Shermer's visit to an ESP testing lab exhibits this sometimes unpleasant attitude. It's the typical ESP routine, where people try to guess which of five simple shapes on a card is being displayed somewhere they can't see. By pure chance, one would expect five correct responses out of 25. Of course, sometimes people do better or worse than five correct. Shermer tries, of course, to dissuade his fellow test takers from believing that any results above chance indicate ESP by explaining bell-curve probability distributions.
One woman, weakening in her support for ESP, proffers the phenomenon of a friend calling just as she thought of calling the friend. How would Shermer explain that, she challenges. Shermer makes her realize that, as many times as that might happen, there were plenty of other times when she thought of her friend and her friend didn't call, or her friend called without being thought of.
Ah, maybe it was just selective perception, not ESP, the woman begins to think. Shermer is elated. A new convert to pure materialism! But the woman confounds poor Shermer by making the perfectly reasonable--given just the evidence at hand--deduction that sometimes ESP works, and sometimes it doesn't, for reasons we don't yet know enough to understand. Shermer, dedicated to a larger principle that ESP can't exist (based on plenty of evidence, to be sure, that's not on the table in that discussion), considers the woman's conclusion dimwitted.

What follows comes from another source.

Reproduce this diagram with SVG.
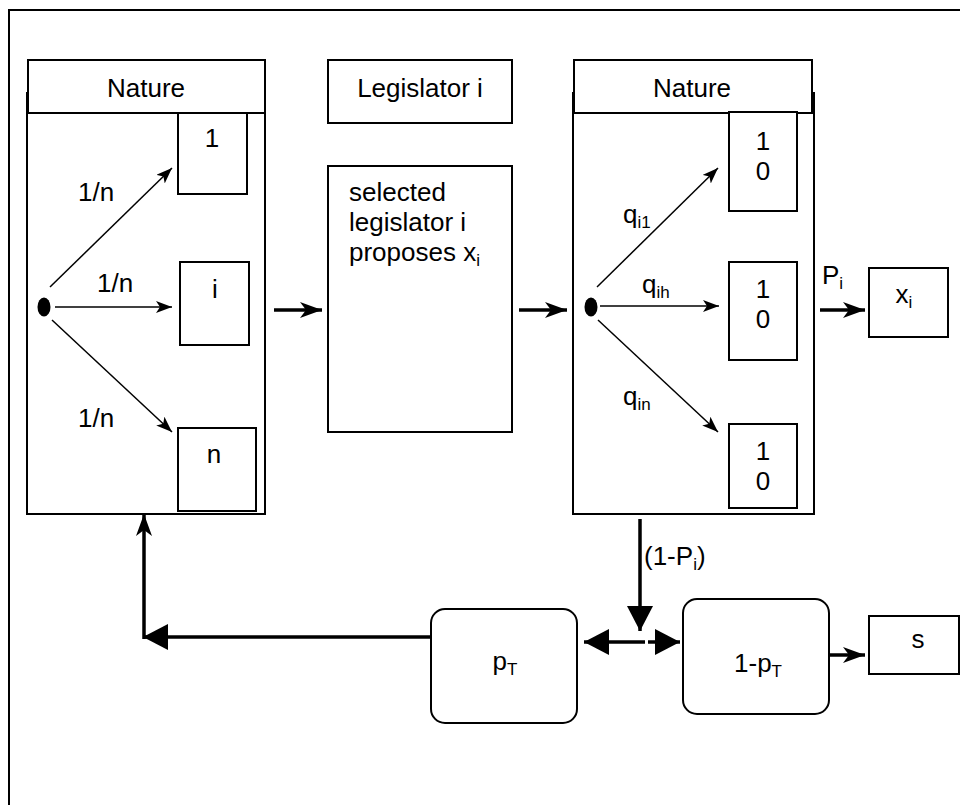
<svg xmlns="http://www.w3.org/2000/svg" width="960" height="805" viewBox="0 0 960 805">
<defs>
<style>
text{font-family:"Liberation Sans",Arial,sans-serif;font-size:26px;fill:#000}
.sub{font-size:17px}
.box{fill:#fff;stroke:#000;stroke-width:2}
.thin{fill:none;stroke:#000;stroke-width:1.5}
.thick{fill:none;stroke:#000;stroke-width:3.5}
</style>
<marker id="aThin" viewBox="0 0 16 12" refX="16" refY="6" markerWidth="16" markerHeight="12" markerUnits="userSpaceOnUse" orient="auto">
<path d="M0,0 L16,6 L0,12 L4,6 Z" fill="#000"/>
</marker>
<marker id="aThick" viewBox="0 0 22 16" refX="22" refY="8" markerWidth="22" markerHeight="16" markerUnits="userSpaceOnUse" orient="auto">
<path d="M0,0 L22,8 L0,16 L6,8 Z" fill="#000"/>
</marker>
<marker id="aBlock" viewBox="0 0 25 26" refX="25" refY="13" markerWidth="25" markerHeight="26" markerUnits="userSpaceOnUse" orient="auto">
<path d="M0,0 L25,13 L0,26 Z" fill="#000"/>
</marker>
</defs>
<rect width="960" height="805" fill="#fff"/>
<rect id="frame" x="9" y="10" width="970" height="820" fill="none" stroke="#000" stroke-width="2"/>

<g id="nature1">
<rect class="box" x="27" y="93" width="238" height="421"/>
<rect class="box" x="28" y="60" width="237" height="53"/>
<text x="146" y="97" text-anchor="middle">Nature</text>
</g>
<g id="n1box1"><rect class="box" x="178" y="113" width="69" height="81"/><text x="212" y="147" text-anchor="middle">1</text></g>
<g id="n1boxi"><rect class="box" x="180" y="262" width="69" height="83"/><text x="215" y="298" text-anchor="middle">i</text></g>
<g id="n1boxn"><rect class="box" x="178" y="428" width="78" height="83"/><text x="214" y="463" text-anchor="middle">n</text></g>
<g id="dot1"><ellipse cx="44" cy="307" rx="6.5" ry="9.5" fill="#000"/></g>

<g id="legislator">
<rect class="box" x="328" y="60" width="184" height="63"/>
<text x="420" y="97" text-anchor="middle">Legislator i</text>
</g>
<g id="proposal">
<rect class="box" x="328" y="166" width="184" height="266"/>
<text x="349" y="201">selected</text>
<text x="349" y="231">legislator i</text>
<text x="349" y="261">proposes x<tspan class="sub" dy="5">i</tspan></text>
</g>

<g id="nature2">
<rect class="box" x="573" y="93" width="241" height="421"/>
<rect class="box" x="574" y="60" width="238" height="53"/>
<text x="692" y="97" text-anchor="middle">Nature</text>
</g>
<g id="n2box1"><rect class="box" x="729" y="112" width="68" height="99"/><text x="763" y="150" text-anchor="middle">1</text><text x="763" y="180" text-anchor="middle">0</text></g>
<g id="n2box2"><rect class="box" x="729" y="262" width="68" height="98"/><text x="763" y="298" text-anchor="middle">1</text><text x="763" y="328" text-anchor="middle">0</text></g>
<g id="n2box3"><rect class="box" x="729" y="424" width="68" height="84"/><text x="763" y="460" text-anchor="middle">1</text><text x="763" y="490" text-anchor="middle">0</text></g>
<g id="dot2"><ellipse cx="591" cy="307" rx="6.5" ry="9.5" fill="#000"/></g>

<g id="xi"><rect class="box" x="869" y="268" width="79" height="69"/><text x="904" y="303" text-anchor="middle">x<tspan class="sub" dy="5">i</tspan></text></g>
<g id="pT"><rect class="box" x="431" y="609" width="146" height="114" rx="14"/><text x="505" y="670" text-anchor="middle">p<tspan class="sub" dy="5">T</tspan></text></g>
<g id="oneMinusPT"><rect class="box" x="683" y="599" width="146" height="115" rx="14"/><text x="758" y="672" text-anchor="middle">1-p<tspan class="sub" dy="5">T</tspan></text></g>
<g id="s"><rect class="box" x="869" y="616" width="90" height="58"/><text x="918" y="648" text-anchor="middle">s</text></g>

<g id="connectors">
<line class="thin" x1="50" y1="287" x2="172" y2="168" marker-end="url(#aThin)"/>
<line class="thin" x1="55" y1="307" x2="172" y2="307" marker-end="url(#aThin)"/>
<line class="thin" x1="52" y1="320" x2="172" y2="432" marker-end="url(#aThin)"/>
<line class="thin" x1="597" y1="287" x2="718" y2="168" marker-end="url(#aThin)"/>
<line class="thin" x1="600" y1="306" x2="719" y2="306" marker-end="url(#aThin)"/>
<line class="thin" x1="598" y1="320" x2="718" y2="432" marker-end="url(#aThin)"/>
<line class="thick" x1="274" y1="310" x2="322" y2="310" marker-end="url(#aThick)"/>
<line class="thick" x1="519" y1="310" x2="567" y2="310" marker-end="url(#aThick)"/>
<line class="thick" x1="820" y1="310" x2="865" y2="310" marker-end="url(#aThick)"/>
<line class="thick" x1="640" y1="519" x2="640" y2="631" marker-end="url(#aBlock)"/>
<line class="thick" x1="645" y1="642" x2="584" y2="642" marker-end="url(#aBlock)"/>
<line class="thick" x1="648" y1="642" x2="680" y2="642" marker-end="url(#aBlock)"/>
<line class="thick" x1="829" y1="655" x2="865" y2="655" marker-end="url(#aThick)"/>
<line class="thick" x1="431" y1="637" x2="143" y2="637" marker-end="url(#aBlock)"/>
<line class="thick" x1="144" y1="639" x2="144" y2="514" marker-end="url(#aThick)"/>
</g>

<g id="labels">
<text x="78" y="201">1/n</text>
<text x="97" y="292">1/n</text>
<text x="78" y="427">1/n</text>
<text x="623" y="223">q<tspan class="sub" dy="5">i1</tspan></text>
<text x="642" y="293">q<tspan class="sub" dy="5">ih</tspan></text>
<text x="623" y="405">q<tspan class="sub" dy="5">in</tspan></text>
<text x="822" y="284">P<tspan class="sub" dy="5">i</tspan></text>
<text x="644" y="565">(1-P<tspan class="sub" dy="5">i</tspan><tspan dy="-5">)</tspan></text>
</g>
</svg>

That kind of uncharitable reaction, while understandable in the face of rampant, virulent credulousness, does no credit to the cause of skepticism, which should rely as rigorously as possible on evidence and reason, not holding stubbornly on to preconceptions. Still, despite his occasional flaws, Shermer makes clear that virulent credulousness is more on the march in our world than virulent skepticism, and shows that his chosen profession is a valuable one.